§ TASK DIRECTIONS:
Leaving out every picture, copy the lines of the data exactly, from the first through the line containing "(0,0) rectangle (371,477);".

[Code that draws figures]
⟨

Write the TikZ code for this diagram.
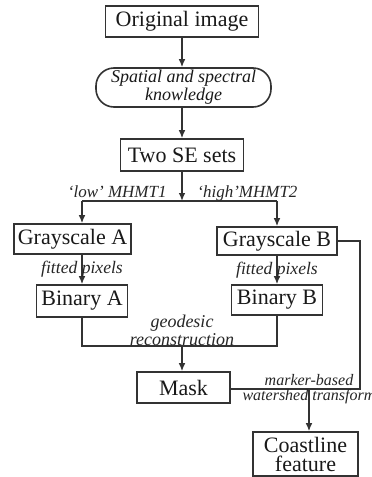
\documentclass[tikz,border=0pt]{standalone}
\usepackage{fontspec}
\setmainfont{Liberation Serif}
\usepackage{tikz}
\usetikzlibrary{arrows.meta, positioning}

\begin{document}
\begin{tikzpicture}[x=0.5pt, y=-0.5pt,
    box/.style={draw=black!80, line width=0.8pt, inner sep=0pt, align=center, text=black!90,
        font=\fontsize{11}{9.5}\selectfont},
    link/.style={draw=black!80, line width=0.75pt},
    arr/.style={link, -{Latex[length=4pt, width=3.4pt]}},
    lab/.style={inner sep=0pt, align=center, text=black!85, font=\fontsize{8}{7.5}\selectfont\itshape}]
    \useasboundingbox (0,0) rectangle (371,477);

    % Main column
    \node[box, minimum width=76.5pt, minimum height=15.5pt] (orig) at (182,21.5) {Original image};
    \node[box, minimum width=87.5pt, minimum height=19.5pt, rounded corners=9pt,
        font=\fontsize{9}{7.5}\selectfont\itshape] (know) at (183.5,87.5) {Spatial and spectral\\knowledge};
    \node[box, minimum width=61.5pt, minimum height=16pt] (twose) at (182,155) {Two SE sets};

    % Two branches
    \node[box, minimum width=58.5pt, minimum height=15pt] (grayA) at (72.5,239) {Grayscale A};
    \node[box, minimum width=60pt, minimum height=14pt] (grayB) at (277,241) {Grayscale B};
    \node[box, minimum width=45.5pt, minimum height=16pt] (binA) at (82,301) {Binary A};
    \node[box, minimum width=45.5pt, minimum height=15pt] (binB) at (277,300) {Binary B};

    % Bottom part
    \node[box, minimum width=46.5pt, minimum height=15.5pt] (mask) at (183.5,387.5) {Mask};
    \node[box, minimum width=52.5pt, minimum height=22pt] (coast) at (305.5,454) {Coastline\\feature};

    % Junction points
    \coordinate (split) at (182,201);
    \coordinate (join) at (182,346);
    \coordinate (rail) at (360,389);
    \coordinate (ws) at (309,389);

    % Connectors
    \draw[arr] (orig) -- (orig |- know.north);
    \draw[arr] (orig |- know.south) -- (orig |- twose.north);
    \draw[arr] (twose) -- (split);
    \draw[link] (split -| binA) -- (split -| grayB);
    \draw[arr] (split -| binA) -- (binA |- grayA.north);
    \draw[arr] (split -| grayB) -- (grayB);
    \draw[arr] (binA |- grayA.south) -- node[lab, font=\fontsize{8.8}{8}\selectfont\itshape] (fitA) {fitted pixels} (binA);
    \draw[arr] (grayB) -- node[lab, font=\fontsize{8.8}{8}\selectfont\itshape] (fitB) {fitted pixels} (binB);
    \draw[link] (binA) |- (join) -| (binB);
    \draw[arr] (join) -- (join |- mask.north);
    \draw[link] (grayB.east) -| (rail) -- (rail -| mask.east);
    \draw[arr] (ws) -- (ws |- coast.north);

    % Labels
    \node[lab, font=\fontsize{8.5}{8}\selectfont\itshape, anchor=base east] (low) at (167,197.5) {‘low’ MHMT1};
    \node[lab, font=\fontsize{8.5}{8}\selectfont\itshape, anchor=base west] (high) at (197,197.5) {‘high’MHMT2};
    \node[lab, font=\fontsize{9}{7.5}\selectfont\itshape, anchor=south] (geo) at (join) {geodesic\\reconstruction};
    \node[lab] (water) at (ws) {marker-based\\watershed transform};
\end{tikzpicture}
\end{document}
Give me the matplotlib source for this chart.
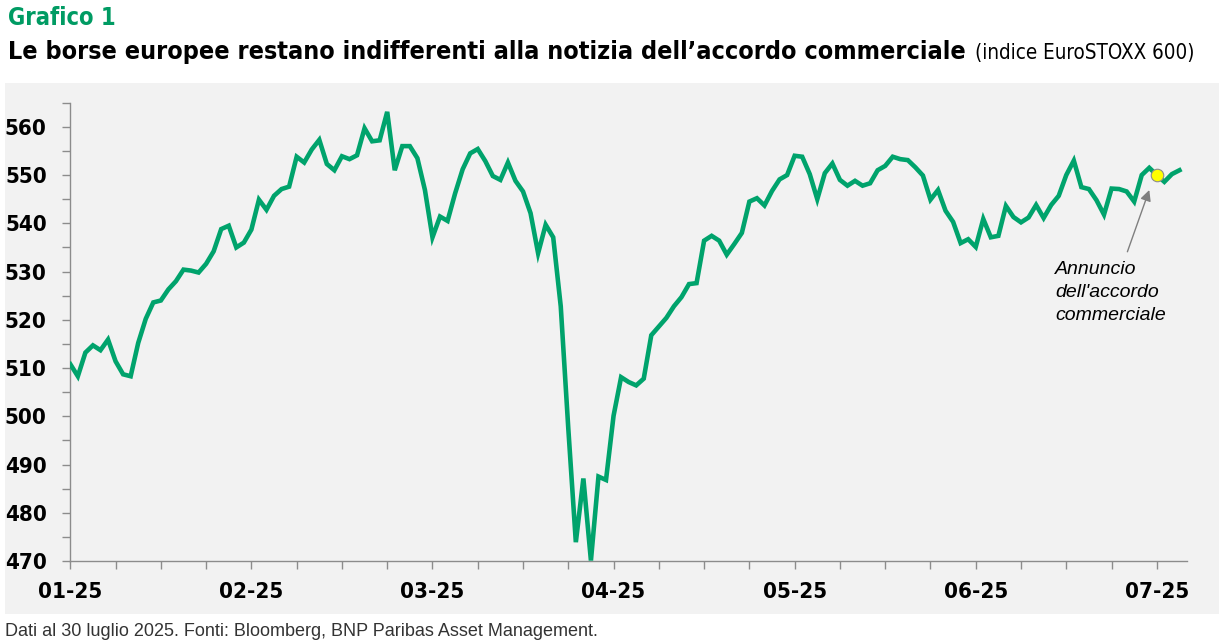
import matplotlib.pyplot as plt
from matplotlib.patches import Rectangle
from matplotlib.ticker import MultipleLocator, FixedLocator
import numpy as np

# EuroSTOXX 600, daily closes (business days, 2 Jan - 30 Jul 2025)
stoxx = [
    510.8, 508.3, 513.2, 514.7, 513.7, 515.9, 511.4, 508.7, 508.3, 515.2,
    520.2, 523.6, 524.0, 526.3, 528.0, 530.4, 530.2, 529.8, 531.6, 534.2,
    538.8, 539.5, 535.0, 536.0, 538.7, 544.9, 542.8, 545.7, 547.1, 547.6,
    553.8, 552.6, 555.3, 557.3, 552.3, 551.0, 553.9, 553.3, 554.1, 559.7,
    557.0, 557.2, 563.1, 551.0, 556.0, 556.0, 553.5, 546.9, 537.1, 541.4,
    540.5, 546.2, 551.2, 554.5, 555.4, 552.9, 549.8, 549.0, 552.6, 548.8,
    546.6, 542.1, 533.8, 539.7, 537.1, 522.8, 497.5, 473.9, 487.1, 470.1,
    487.5, 486.8, 500.1, 508.1, 507.1, 506.4, 507.8, 516.8, 518.6, 520.4,
    522.8, 524.7, 527.4, 527.6, 536.4, 537.4, 536.4, 533.5, 535.7, 538.0,
    544.5, 545.2, 543.7, 546.7, 549.1, 550.0, 554.0, 553.8, 550.2, 545.0,
    550.4, 552.4, 549.0, 547.8, 548.8, 547.8, 548.3, 551.0, 551.9, 553.8,
    553.3, 553.1, 551.6, 549.9, 544.9, 546.9, 542.6, 540.3, 535.9, 536.7,
    535.1, 540.9, 537.1, 537.4, 543.6, 541.3, 540.2, 541.2, 543.8, 541.1,
    543.8, 545.7, 550.0, 553.0, 547.5, 547.1, 544.8, 541.8, 547.2, 547.1,
    546.6, 544.5, 550.0, 551.5, 550.0, 548.6, 550.2, 551.0,
]
month_labels = ["01-25", "02-25", "03-25", "04-25", "05-25", "06-25", "07-25"]
deal_idx = 144  # day of the trade deal announcement

GREEN = "#00a36c"
GREY_AX = "#8c8c8c"

fig = plt.figure(figsize=(12.19, 6.42), dpi=100)
fig.patch.set_facecolor("white")
fig.patches.append(Rectangle((5 / 1219, 28 / 642), 1214 / 1219, 531 / 642,
                             transform=fig.transFigure, facecolor="#f2f2f2",
                             edgecolor="none", zorder=-10))

ax = fig.add_axes([70.3 / 1219, 81 / 642, (1187 - 70.3) / 1219, (561 - 102.7) / 642])
ax.set_facecolor("none")

x = np.arange(len(stoxx))
ax.plot(x, stoxx, color=GREEN, lw=3.3, solid_joinstyle="miter", zorder=3)
ax.plot(deal_idx, stoxx[deal_idx], "o", ms=9, mfc="#ffff00", mec="#8c8c8c",
        mew=0.8, zorder=4)

ax.set_xlim(0, 148)
ax.set_ylim(470, 565)

for s in ["top", "right"]:
    ax.spines[s].set_visible(False)
for s in ["left", "bottom"]:
    ax.spines[s].set_color(GREY_AX)
    ax.spines[s].set_linewidth(1)

ax.yaxis.set_major_locator(FixedLocator(np.arange(470, 561, 10)))
ax.yaxis.set_minor_locator(MultipleLocator(5))
label_step = 24
ax.xaxis.set_major_locator(FixedLocator(np.arange(len(month_labels)) * label_step))
ax.set_xticklabels(month_labels)
ax.xaxis.set_minor_locator(MultipleLocator(6))

ax.tick_params(axis="both", which="both", color=GREY_AX, length=6, width=1,
               direction="out")
ax.tick_params(axis="y", which="major", labelsize=16, pad=11)
ax.tick_params(axis="x", which="major", labelsize=16, pad=9)
for lab in ax.get_xticklabels() + ax.get_yticklabels():
    lab.set_fontweight("bold")
    lab.set_fontstretch("condensed")

ax.annotate("", xy=(143.0, 546.9), xytext=(140.1, 534.1),
            arrowprops=dict(arrowstyle="-|>", color="#7f7f7f", lw=1,
                            mutation_scale=16, shrinkA=0, shrinkB=0))
ax.text(130.5, 532.2, "Annuncio\ndell'accordo\ncommerciale", ha="left", va="top",
        fontsize=14, style="italic", family=["Liberation Sans", "DejaVu Sans"],
        linespacing=1.45)

fig.text(8 / 1219, 1 - 18 / 642, "Grafico 1", color="#009b63", fontsize=17,
         fontweight="bold", fontstretch="condensed", va="center", ha="left")
fig.text(8 / 1219, 1 - 52 / 642,
         "Le borse europee restano indifferenti alla notizia dell\u2019accordo commerciale",
         color="black", fontsize=18, fontweight="bold", fontstretch="condensed",
         va="center", ha="left")
fig.text(975 / 1219, 1 - 53 / 642, "(indice EuroSTOXX 600)", color="black",
         fontsize=14.8, fontstretch="condensed", va="center", ha="left")
fig.text(5 / 1219, 1 - 631 / 642,
         "Dati al 30 luglio 2025. Fonti: Bloomberg, BNP Paribas Asset Management.",
         color="#333333", fontsize=13, va="center", ha="left",
         family=["Liberation Sans", "DejaVu Sans"])

fig.savefig("out.png", dpi=100)
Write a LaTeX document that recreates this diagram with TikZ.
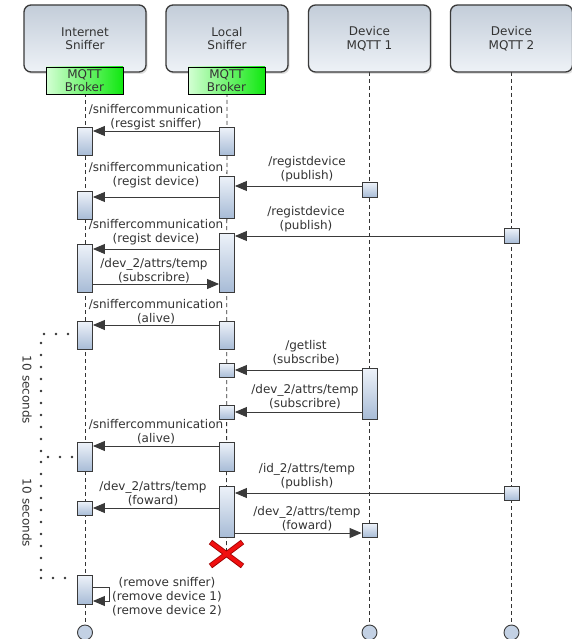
\documentclass[tikz,border=0pt]{standalone}
\usepackage{fontspec}
\setmainfont{DejaVu Sans}
\usetikzlibrary{arrows.meta,shadows}
\definecolor{hdtop}{HTML}{C3CDD9}
\definecolor{hdbot}{HTML}{EEF2F7}
\definecolor{grleft}{HTML}{D4FFD4}
\definecolor{grright}{HTML}{10E810}
\definecolor{acttop}{HTML}{EDF2F9}
\definecolor{actbot}{HTML}{A7BBD6}
\definecolor{ink}{HTML}{333333}
\definecolor{edge}{HTML}{3A3A3A}
\definecolor{killred}{HTML}{F01010}
\definecolor{killdark}{HTML}{A00000}
\tikzset{
  header/.style={draw=edge, line width=1.3pt, rounded corners=7pt,
    top color=hdtop, bottom color=hdbot, minimum width=122pt, minimum height=67pt,
    align=center, font=\fontsize{12}{13.5}\selectfont, text=ink,
    drop shadow={shadow xshift=1.5pt, shadow yshift=-2pt, opacity=0.25}},
  broker/.style={draw=black, line width=0.9pt, left color=grleft, right color=grright,
    minimum width=77pt, minimum height=27pt, inner sep=0pt, align=center,
    font=\fontsize{12}{13.5}\selectfont, text=ink},
  actbox/.style={draw=edge, line width=0.9pt, top color=acttop, bottom color=actbot,
    minimum width=15pt, inner sep=0pt, anchor=north},
  life/.style={draw=ink, line width=0.8pt, dash pattern=on 4pt off 3pt},
  msg/.style={draw=edge, line width=0.9pt, -{Triangle[length=12pt,width=10pt]}},
  lbl/.style={font=\fontsize{12}{14}\selectfont, text=ink, align=center, inner sep=0pt},
  endcirc/.style={circle, draw=edge, line width=0.9pt, fill=acttop!40!actbot, minimum size=15pt, inner sep=0pt},
  dots/.style={draw=ink, line width=2.6pt, line cap=round, dash pattern=on 0pt off 12pt},
}
\begin{document}
\begin{tikzpicture}[x=1pt,y=-1pt]
\useasboundingbox[fill=white] (0,0) rectangle (572,639);

% end circles and lifelines
\node[endcirc] (cI) at (85,632.5) {};
\node[endcirc] (cD1) at (369.5,632.5) {};
\node[endcirc] (cD2) at (511.5,632.5) {};
\coordinate (tI) at (85,72);
\coordinate (tL) at (227,72);
\coordinate (tD1) at (369.5,72);
\coordinate (tD2) at (511.5,72);
\coordinate (kill) at (226.5,554);
\draw[life] (tI) -- (cI.north);
\draw[life] (tL) -- (kill);
\draw[life] (tD1) -- (cD1.north);
\draw[life] (tD2) -- (cD2.north);

% headers
\node[header] (hI) at (85,38.5) {Internet\\Sniffer};
\node[header] (hL) at (227,38.5) {Local\\Sniffer};
\node[header] (hD1) at (369.5,38.5) {Device\\MQTT 1};
\node[header] (hD2) at (511.5,38.5) {Device\\MQTT 2};
\node[broker] (bI) at (84.5,80.5) {MQTT\\Broker};
\node[broker] (bL) at (226.5,80.5) {MQTT\\Broker};

% activation boxes: Internet
\node[actbox, minimum height=28pt] (I1) at (85,127) {};
\node[actbox, minimum height=28pt] (I2) at (85,191) {};
\node[actbox, minimum height=48pt] (I3) at (85,244) {};
\node[actbox, minimum height=28pt] (I4) at (85,321) {};
\node[actbox, minimum height=29pt] (I5) at (85,442) {};
\node[actbox, minimum height=14pt] (I6) at (85,501) {};
\node[actbox, minimum height=29pt] (I7) at (85,575) {};
% Local
\node[actbox, minimum height=28pt] (L1) at (227,127) {};
\node[actbox, minimum height=42pt] (L2) at (227,176) {};
\node[actbox, minimum height=59pt] (L3) at (227,233) {};
\node[actbox, minimum height=28pt] (L4) at (227,321) {};
\node[actbox, minimum height=14pt] (L5) at (227,363) {};
\node[actbox, minimum height=14pt] (L6) at (227,405) {};
\node[actbox, minimum height=29pt] (L7) at (227,442) {};
\node[actbox, minimum height=51pt] (L8) at (227,486) {};
% Device 1
\node[actbox, minimum height=15pt] (D1a) at (369.5,182) {};
\node[actbox, minimum height=51pt] (D1b) at (369.5,368) {};
\node[actbox, minimum height=14pt] (D1c) at (369.5,523) {};
% Device 2
\node[actbox, minimum height=15pt] (D2a) at (511.5,228) {};
\node[actbox, minimum height=14pt] (D2b) at (511.5,486) {};

% messages
\draw[msg] (L1.west |- 0,131) -- (I1.east |- 0,131);
\node[lbl] (m1) at (156,117) {/sniffercommunication\\(resgist sniffer)};
\draw[msg] (D1a.west |- 0,186) -- (L2.east |- 0,186);
\node[lbl] (m2) at (307,169) {/registdevice\\(publish)};
\draw[msg] (L2.west |- 0,197) -- (I2.east |- 0,197);
\node[lbl] (m3) at (156,175.5) {/sniffercommunication\\(regist device)};
\draw[msg] (D2a.west |- 0,236) -- (L3.east |- 0,236);
\node[lbl] (m4) at (306,219) {/registdevice\\(publish)};
\draw[msg] (L3.west |- 0,249) -- (I3.east |- 0,249);
\node[lbl] (m5) at (156,232.5) {/sniffercommunication\\(regist device)};
\draw[msg] (I3.east |- 0,284) -- (L3.west |- 0,284);
\node[lbl] (m6) at (154,270.5) {/dev\_2/attrs/temp\\(subscribre)};
\draw[msg] (L4.west |- 0,325) -- (I4.east |- 0,325);
\node[lbl] (m7) at (156,311.5) {/sniffercommunication\\(alive)};
\draw[msg] (D1b.west |- 0,370) -- (L5.east |- 0,370);
\node[lbl] (m8) at (306,353) {/getlist\\(subscribe)};
\draw[msg] (D1b.west |- 0,412) -- (L6.east |- 0,412);
\node[lbl] (m9) at (305,397) {/dev\_2/attrs/temp\\(subscribre)};
\draw[msg] (L7.west |- 0,446) -- (I5.east |- 0,446);
\node[lbl] (m10) at (156,432) {/sniffercommunication\\(alive)};
\draw[msg] (D2b.west |- 0,493) -- (L8.east |- 0,493);
\node[lbl] (m11) at (307,476.5) {/id\_2/attrs/temp\\(publish)};
\draw[msg] (L8.west |- 0,508) -- (I6.east |- 0,508);
\node[lbl] (m12) at (153,494) {/dev\_2/attrs/temp\\(foward)};
\draw[msg] (L8.east |- 0,533) -- (D1c.west |- 0,533);
\node[lbl] (m13) at (307,519) {/dev\_2/attrs/temp\\(foward)};
% self message
\draw[msg] (I7.east |- 0,587) -- (109,587) -- (109,601) -- (I7.east |- 0,601);
\node[lbl] (m14) at (167,597) {(remove sniffer)\\(remove device 1)\\(remove device 2)};

% destruction
\draw[killdark, line width=5.5pt] ([shift={(-16,-12)}]kill) -- ([shift={(16,12)}]kill)
  ([shift={(-16,12)}]kill) -- ([shift={(16,-12)}]kill);
\draw[killred, line width=3.8pt] ([shift={(-15.5,-11.5)}]kill) -- ([shift={(15.5,11.5)}]kill)
  ([shift={(-15.5,11.5)}]kill) -- ([shift={(15.5,-11.5)}]kill);

% 10 seconds brackets
\coordinate (b1) at (68,334);
\coordinate (b2) at (41,334);
\coordinate (b3) at (41,457);
\coordinate (b4) at (72,457);
\coordinate (b5) at (41,578);
\coordinate (b6) at (68,578);
\draw[dots] (b1) -- (b2) -- (b3);
\draw[dots] (b4) -- (b3) -- (b5);
\draw[dots] (b5) -- (b6);
\node[lbl, rotate=-90] (t1) at (27,390) {10 seconds};
\node[lbl, rotate=-90] (t2) at (27,513) {10 seconds};
\end{tikzpicture}
\end{document}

⟩

§ OUTPUT OF THE EXERCISE:
Write the TikZ code for this diagram.
\documentclass[tikz,border=0pt]{standalone}
\usepackage{fontspec}
\setmainfont{Liberation Serif}
\usepackage{tikz}
\usetikzlibrary{arrows.meta, positioning}

\begin{document}
\begin{tikzpicture}[x=0.5pt, y=-0.5pt,
    box/.style={draw=black!80, line width=0.8pt, inner sep=0pt, align=center, text=black!90,
        font=\fontsize{11}{9.5}\selectfont},
    link/.style={draw=black!80, line width=0.75pt},
    arr/.style={link, -{Latex[length=4pt, width=3.4pt]}},
    lab/.style={inner sep=0pt, align=center, text=black!85, font=\fontsize{8}{7.5}\selectfont\itshape}]
    \useasboundingbox (0,0) rectangle (371,477);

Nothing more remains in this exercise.